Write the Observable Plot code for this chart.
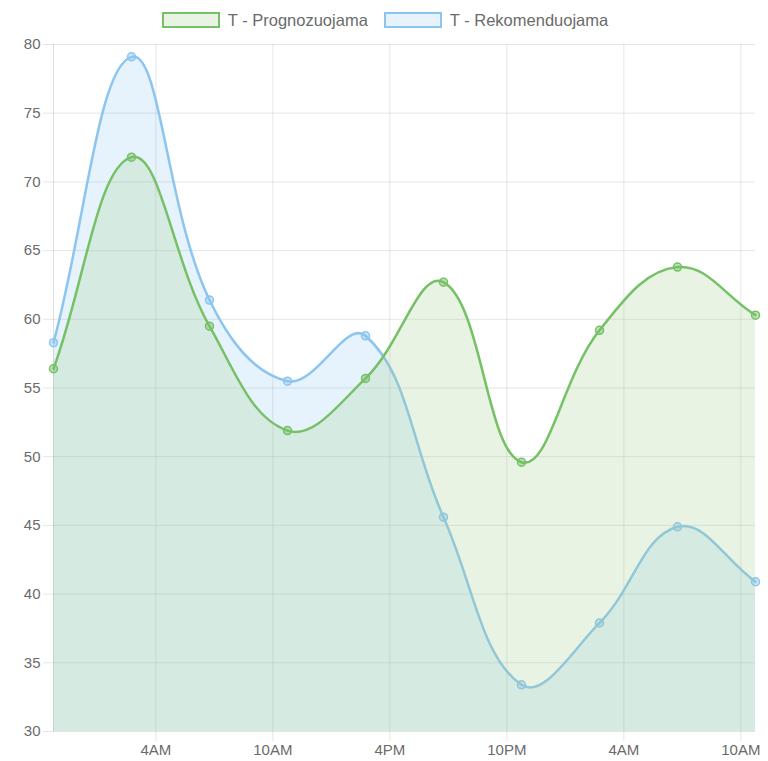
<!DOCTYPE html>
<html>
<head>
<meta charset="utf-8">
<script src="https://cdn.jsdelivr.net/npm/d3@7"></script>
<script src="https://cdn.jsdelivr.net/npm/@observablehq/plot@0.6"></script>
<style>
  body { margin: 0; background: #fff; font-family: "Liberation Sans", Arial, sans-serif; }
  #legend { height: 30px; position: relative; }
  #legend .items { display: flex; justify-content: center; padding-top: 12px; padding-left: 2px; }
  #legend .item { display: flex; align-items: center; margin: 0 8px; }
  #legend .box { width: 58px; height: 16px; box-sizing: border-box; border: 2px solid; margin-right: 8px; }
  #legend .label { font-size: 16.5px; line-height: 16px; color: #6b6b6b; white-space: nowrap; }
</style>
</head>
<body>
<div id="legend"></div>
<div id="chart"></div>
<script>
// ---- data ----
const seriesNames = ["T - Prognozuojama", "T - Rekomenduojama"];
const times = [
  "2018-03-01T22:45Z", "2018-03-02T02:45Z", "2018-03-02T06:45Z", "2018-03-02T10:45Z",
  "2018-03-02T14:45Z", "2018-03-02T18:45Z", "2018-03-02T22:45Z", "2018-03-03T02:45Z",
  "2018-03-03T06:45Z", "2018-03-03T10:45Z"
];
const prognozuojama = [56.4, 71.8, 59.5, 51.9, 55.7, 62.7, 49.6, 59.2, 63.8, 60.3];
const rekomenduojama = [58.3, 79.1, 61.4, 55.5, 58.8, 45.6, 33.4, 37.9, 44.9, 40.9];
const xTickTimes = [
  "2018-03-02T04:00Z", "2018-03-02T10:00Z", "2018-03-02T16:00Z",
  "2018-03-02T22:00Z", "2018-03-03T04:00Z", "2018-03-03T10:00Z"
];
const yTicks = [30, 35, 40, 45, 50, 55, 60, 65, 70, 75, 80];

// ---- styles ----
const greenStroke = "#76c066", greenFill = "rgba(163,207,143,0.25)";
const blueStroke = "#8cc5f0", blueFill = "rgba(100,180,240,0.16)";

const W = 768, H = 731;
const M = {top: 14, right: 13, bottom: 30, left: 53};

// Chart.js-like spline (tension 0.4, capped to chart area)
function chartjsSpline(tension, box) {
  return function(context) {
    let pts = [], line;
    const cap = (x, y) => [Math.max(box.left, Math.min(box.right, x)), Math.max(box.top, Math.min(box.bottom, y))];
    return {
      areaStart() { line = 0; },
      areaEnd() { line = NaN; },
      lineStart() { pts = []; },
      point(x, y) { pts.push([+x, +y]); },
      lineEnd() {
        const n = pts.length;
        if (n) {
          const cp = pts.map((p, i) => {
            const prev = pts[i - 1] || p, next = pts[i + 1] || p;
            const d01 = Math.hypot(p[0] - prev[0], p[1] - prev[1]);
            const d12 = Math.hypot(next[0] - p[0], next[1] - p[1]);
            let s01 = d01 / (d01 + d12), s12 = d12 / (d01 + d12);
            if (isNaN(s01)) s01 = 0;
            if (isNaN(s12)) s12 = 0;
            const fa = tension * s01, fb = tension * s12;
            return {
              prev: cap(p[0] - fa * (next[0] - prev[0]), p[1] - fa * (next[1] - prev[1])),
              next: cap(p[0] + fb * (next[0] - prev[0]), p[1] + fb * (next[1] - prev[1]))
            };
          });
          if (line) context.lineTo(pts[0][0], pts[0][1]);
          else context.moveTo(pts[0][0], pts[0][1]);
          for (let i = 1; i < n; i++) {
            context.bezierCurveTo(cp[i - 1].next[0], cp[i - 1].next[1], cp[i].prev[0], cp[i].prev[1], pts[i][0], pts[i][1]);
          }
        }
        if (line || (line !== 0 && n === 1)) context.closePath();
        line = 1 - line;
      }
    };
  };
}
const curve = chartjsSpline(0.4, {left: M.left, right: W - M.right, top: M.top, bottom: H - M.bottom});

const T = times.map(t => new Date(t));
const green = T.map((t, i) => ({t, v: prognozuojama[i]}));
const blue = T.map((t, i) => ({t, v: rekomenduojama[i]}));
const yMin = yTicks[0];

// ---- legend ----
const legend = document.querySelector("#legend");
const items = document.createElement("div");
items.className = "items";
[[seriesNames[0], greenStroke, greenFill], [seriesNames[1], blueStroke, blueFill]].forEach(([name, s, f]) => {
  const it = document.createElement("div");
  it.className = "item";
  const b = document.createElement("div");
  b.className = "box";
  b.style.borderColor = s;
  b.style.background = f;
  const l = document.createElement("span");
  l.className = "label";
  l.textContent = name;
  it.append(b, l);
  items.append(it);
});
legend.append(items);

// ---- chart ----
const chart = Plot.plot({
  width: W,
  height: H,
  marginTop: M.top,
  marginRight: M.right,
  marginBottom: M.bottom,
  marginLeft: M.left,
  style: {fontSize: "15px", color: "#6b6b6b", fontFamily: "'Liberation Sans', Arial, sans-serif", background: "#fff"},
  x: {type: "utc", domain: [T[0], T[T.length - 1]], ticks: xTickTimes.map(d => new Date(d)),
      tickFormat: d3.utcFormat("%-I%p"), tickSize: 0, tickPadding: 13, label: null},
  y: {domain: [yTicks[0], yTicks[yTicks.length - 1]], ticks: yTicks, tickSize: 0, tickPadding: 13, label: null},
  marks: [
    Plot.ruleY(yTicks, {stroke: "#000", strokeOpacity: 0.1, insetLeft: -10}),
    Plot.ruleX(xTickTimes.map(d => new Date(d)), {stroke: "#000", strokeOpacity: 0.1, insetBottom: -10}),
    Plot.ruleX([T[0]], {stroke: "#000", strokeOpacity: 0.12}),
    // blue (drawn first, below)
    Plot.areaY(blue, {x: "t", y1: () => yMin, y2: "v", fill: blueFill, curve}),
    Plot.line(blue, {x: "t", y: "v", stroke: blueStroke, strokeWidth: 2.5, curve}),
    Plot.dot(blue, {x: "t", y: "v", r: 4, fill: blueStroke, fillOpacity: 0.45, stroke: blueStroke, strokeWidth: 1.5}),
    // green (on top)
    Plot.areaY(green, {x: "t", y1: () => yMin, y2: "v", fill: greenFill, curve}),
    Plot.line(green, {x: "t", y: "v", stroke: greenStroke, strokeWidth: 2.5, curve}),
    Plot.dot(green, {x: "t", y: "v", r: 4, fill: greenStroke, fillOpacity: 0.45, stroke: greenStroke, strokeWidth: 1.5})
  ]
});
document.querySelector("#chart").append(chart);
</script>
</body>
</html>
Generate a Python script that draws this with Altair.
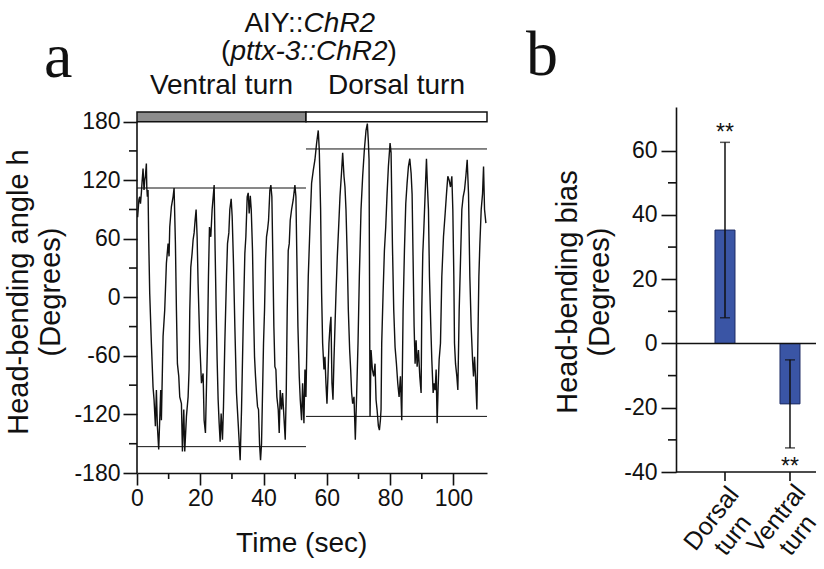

● **OBJECTIVE**:
Copy down every line of the material above that includes the string "this".

● **REPLY**:
Write the Observable Plot code for this chart.
Generate a Python script that draws this with Altair.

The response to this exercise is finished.